>> START

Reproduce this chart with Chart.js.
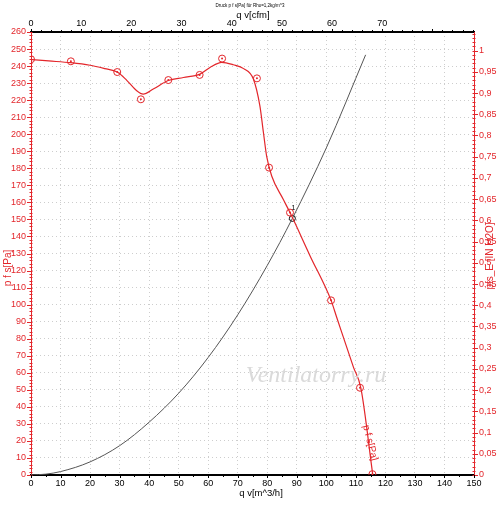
<!DOCTYPE html>
<html>
<head>
<meta charset="utf-8">
<script src="https://cdn.jsdelivr.net/npm/chart.js@4.4.1/dist/chart.umd.min.js"></script>
<style>
  html, body { margin: 0; padding: 0; background: #fff; }
  #fanChart { display: block; }
</style>
</head>
<body>
<canvas id="fanChart" width="500" height="506"></canvas>
<script>
// fan curve p f s [Pa] over qv [m^3/h]
const curveQ = [0, 6, 13.5, 20, 25, 29.2, 32.5, 35.8, 38, 41.4, 46.5, 51.6, 57.2, 60.6, 64.6, 68.5, 72, 75.3, 77.5, 78.7, 79.8, 81.5, 85.4, 87.7, 94.5, 101.6, 103.5, 109.2, 111.7, 115.7];
const curveP = [243.8, 243, 242, 240.5, 238.5, 236.5, 231.5, 225.5, 223.5, 226.5, 231.5, 233.3, 235.3, 239.2, 242.2, 240.8, 238.5, 232.4, 216.6, 201, 187, 175.5, 161.8, 154, 128.6, 102.5, 92.6, 63.2, 51, 0.4];

// measured points (circle markers)
const markQ = [0, 13.5, 29.2, 37.2, 46.5, 57.1, 64.7, 76.5, 80.6, 87.7, 101.6, 111.4, 115.6];
const markP = [244, 242.8, 236.5, 220.5, 231.8, 234.8, 244.4, 232.8, 180.4, 154, 102.5, 51.2, 0.5];

// system curve
const sysQ = [0, 5, 10, 20, 30, 40, 50, 60, 70, 80, 88.5, 100, 113.3];
const sysP = [0, 0.5, 2, 7.7, 17.2, 31, 48, 69, 94, 123, 150.6, 192, 246.6];

// operating point
const opQ = [88.5];
const opP = [150.6];
const opLabel = "1";

const M3H_PER_CFM = 1.69901;
const PA_PER_INH2O = 249.089;
const qMax = 150;
const pMax = 260;

const red = "#e3262b";
const grey = "#cdcdcd";

function pts(xs, ys) {
  return xs.map((x, i) => ({ x: x, y: ys[i] }));
}

function keepSteps(step) {
  return function (scale) {
    scale.ticks = scale.ticks.filter(t => {
      const r = t.value / step;
      return Math.abs(r - Math.round(r)) < 1e-6;
    });
  };
}

function fixSize(prop, size) {
  return function (scale) { scale[prop] = size; };
}

Chart.defaults.font.family = '"Liberation Sans", Arial, sans-serif';
Chart.defaults.font.size = 9;

const extras = {
  id: "extras",
  afterDraw(chart) {
    const ctx = chart.ctx;
    const sx = chart.scales.x, sy = chart.scales.y;
    const sx2 = chart.scales.x2, sy2 = chart.scales.y2;
    const a = chart.chartArea;
    ctx.save();

    // minor / major ticks
    ctx.lineWidth = 1;
    ctx.strokeStyle = red;
    ctx.beginPath();
    for (let v = 0; v <= pMax; v += 2) {
      const y = Math.round(sy.getPixelForValue(v)) + 0.5;
      const major = v % 10 === 0;
      ctx.moveTo(a.left - (major ? 4 : 1.5), y);
      ctx.lineTo(a.left + 1.5, y);
    }
    const inMax = pMax / PA_PER_INH2O;
    for (let i = 0; i / 100 <= inMax; i++) {
      const y = Math.round(sy2.getPixelForValue(i / 100)) + 0.5;
      const major = i % 5 === 0;
      ctx.moveTo(a.right - 1.5, y);
      ctx.lineTo(a.right + (major ? 4 : 1.5), y);
    }
    ctx.stroke();

    ctx.strokeStyle = "#000";
    ctx.beginPath();
    for (let v = 0; v <= qMax; v += 5) {
      const x = Math.round(sx.getPixelForValue(v)) + 0.5;
      ctx.moveTo(x, a.bottom);
      ctx.lineTo(x, a.bottom + (v % 10 === 0 ? 3 : 2));
    }
    for (let v = 0; v <= qMax / M3H_PER_CFM; v += 2) {
      const x = Math.round(sx2.getPixelForValue(v)) + 0.5;
      ctx.moveTo(x, a.top);
      ctx.lineTo(x, a.top - (v % 10 === 0 ? 3 : 2));
    }
    ctx.stroke();

    // titles
    ctx.fillStyle = "#000";
    ctx.textAlign = "center";
    ctx.textBaseline = "middle";
    ctx.font = '4.5px "Liberation Sans", Arial, sans-serif';
    ctx.fillText("Druck p f s[Pa] für Rho=1,2kg/m^3", 250, 6);
    ctx.font = '9.5px "Liberation Sans", Arial, sans-serif';
    ctx.fillText("q v[cfm]", 253, 15);
    ctx.fillText("q v[m^3/h]", 261, 493);

    ctx.fillStyle = red;
    ctx.font = '10px "Liberation Sans", Arial, sans-serif';
    ctx.save();
    ctx.translate(8, 268);
    ctx.rotate(-Math.PI / 2);
    ctx.fillText("p f s[Pa]", 0, 0);
    ctx.restore();

    ctx.save();
    ctx.translate(490, 256);
    ctx.rotate(-Math.PI / 2);
    ctx.fillText("pfs_E [IN H2O]", 0, 0);
    ctx.restore();

    // label along the fan curve, near its end
    const i0 = curveQ.length - 3;
    const lx = (sx.getPixelForValue(curveQ[i0]) + sx.getPixelForValue(curveQ[curveQ.length - 1])) / 2;
    const ly = (sy.getPixelForValue(curveP[i0]) + sy.getPixelForValue(curveP[curveP.length - 1])) / 2;
    ctx.save();
    ctx.translate(lx + 7, ly + 22);
    ctx.rotate(76 * Math.PI / 180);
    ctx.fillText("p f s[Pa]", 0, 0);
    ctx.restore();

    // operating point number
    ctx.fillStyle = "#000";
    ctx.font = '7px "Liberation Sans", Arial, sans-serif';
    ctx.fillText(opLabel, sx.getPixelForValue(opQ[0]) + 1, sy.getPixelForValue(opP[0]) - 10);

    // watermark
    ctx.fillStyle = "#dadada";
    ctx.font = 'italic 24px "Liberation Serif", "DejaVu Serif", serif';
    ctx.fillText("Ventilatorry.ru", 316, 376);

    ctx.restore();
  }
};

new Chart(document.getElementById("fanChart").getContext("2d"), {
  type: "line",
  data: {
    datasets: [
      {
        label: "p f s[Pa]",
        data: pts(curveQ, curveP),
        borderColor: red,
        borderWidth: 1.2,
        pointRadius: 0,
        cubicInterpolationMode: "monotone",
        xAxisID: "x",
        yAxisID: "y",
      },
      {
        label: "system",
        data: pts(sysQ, sysP),
        borderColor: "#555",
        borderWidth: 1,
        pointRadius: 0,
        cubicInterpolationMode: "monotone",
        xAxisID: "x",
        yAxisID: "y",
      },
      {
        label: "points",
        data: pts(markQ, markP),
        showLine: false,
        pointRadius: 3.5,
        pointBorderWidth: 1,
        pointBorderColor: red,
        pointBackgroundColor: "rgba(0,0,0,0)",
        xAxisID: "x",
        yAxisID: "y",
      },
      {
        label: "points centre",
        data: pts(markQ, markP),
        showLine: false,
        pointRadius: 1,
        pointBorderWidth: 0,
        pointBackgroundColor: red,
        xAxisID: "x",
        yAxisID: "y",
      },
      {
        label: "operating point",
        data: pts(opQ, opP),
        showLine: false,
        pointRadius: 3,
        pointBorderWidth: 1,
        pointBorderColor: "#000",
        pointBackgroundColor: "#fff",
        xAxisID: "x",
        yAxisID: "y",
      },
    ],
  },
  options: {
    responsive: false,
    animation: false,
    devicePixelRatio: 1,
    layout: { padding: 0 },
    plugins: { legend: { display: false }, tooltip: { enabled: false } },
    scales: {
      x: {
        type: "linear",
        position: "bottom",
        min: 0,
        max: qMax,
        afterFit: fixSize("height", 31),
        ticks: { stepSize: 10, color: "#000", padding: 3, maxRotation: 0 },
        grid: { color: grey, drawTicks: false, lineWidth: 1 },
        border: { color: "#000", width: 2, dash: [1, 3] },
      },
      x2: {
        type: "linear",
        position: "top",
        min: 0,
        max: qMax / M3H_PER_CFM,
        afterFit: fixSize("height", 32),
        afterBuildTicks: keepSteps(10),
        ticks: { stepSize: 10, color: "#000", padding: 3, maxRotation: 0 },
        grid: { drawOnChartArea: false, drawTicks: false },
        border: { color: "#000", width: 2 },
      },
      y: {
        type: "linear",
        position: "left",
        min: 0,
        max: pMax,
        afterFit: fixSize("width", 31),
        ticks: { stepSize: 10, color: red, padding: 5 },
        grid: { color: grey, drawTicks: false, lineWidth: 1 },
        border: { color: red, width: 1, dash: [1, 3] },
      },
      y2: {
        type: "linear",
        position: "right",
        min: 0,
        max: pMax / PA_PER_INH2O,
        afterFit: fixSize("width", 26),
        afterBuildTicks: keepSteps(0.05),
        ticks: {
          stepSize: 0.05,
          color: red,
          padding: 5,
          callback: v => String(Math.round(v * 100) / 100).replace(".", ","),
        },
        grid: { drawOnChartArea: false, drawTicks: false },
        border: { color: red, width: 1 },
      },
    },
  },
  plugins: [extras],
});
</script>
</body>
</html>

>> END

• **Given instruction**
Skip the pictures and restate exactly the lines from the beginning of the listing to the line with "63.2, 51, 0.4];", that line included.

• **Right answer**
Reproduce this chart with Chart.js.
<!DOCTYPE html>
<html>
<head>
<meta charset="utf-8">
<script src="https://cdn.jsdelivr.net/npm/chart.js@4.4.1/dist/chart.umd.min.js"></script>
<style>
  html, body { margin: 0; padding: 0; background: #fff; }
  #fanChart { display: block; }
</style>
</head>
<body>
<canvas id="fanChart" width="500" height="506"></canvas>
<script>
// fan curve p f s [Pa] over qv [m^3/h]
const curveQ = [0, 6, 13.5, 20, 25, 29.2, 32.5, 35.8, 38, 41.4, 46.5, 51.6, 57.2, 60.6, 64.6, 68.5, 72, 75.3, 77.5, 78.7, 79.8, 81.5, 85.4, 87.7, 94.5, 101.6, 103.5, 109.2, 111.7, 115.7];
const curveP = [243.8, 243, 242, 240.5, 238.5, 236.5, 231.5, 225.5, 223.5, 226.5, 231.5, 233.3, 235.3, 239.2, 242.2, 240.8, 238.5, 232.4, 216.6, 201, 187, 175.5, 161.8, 154, 128.6, 102.5, 92.6, 63.2, 51, 0.4];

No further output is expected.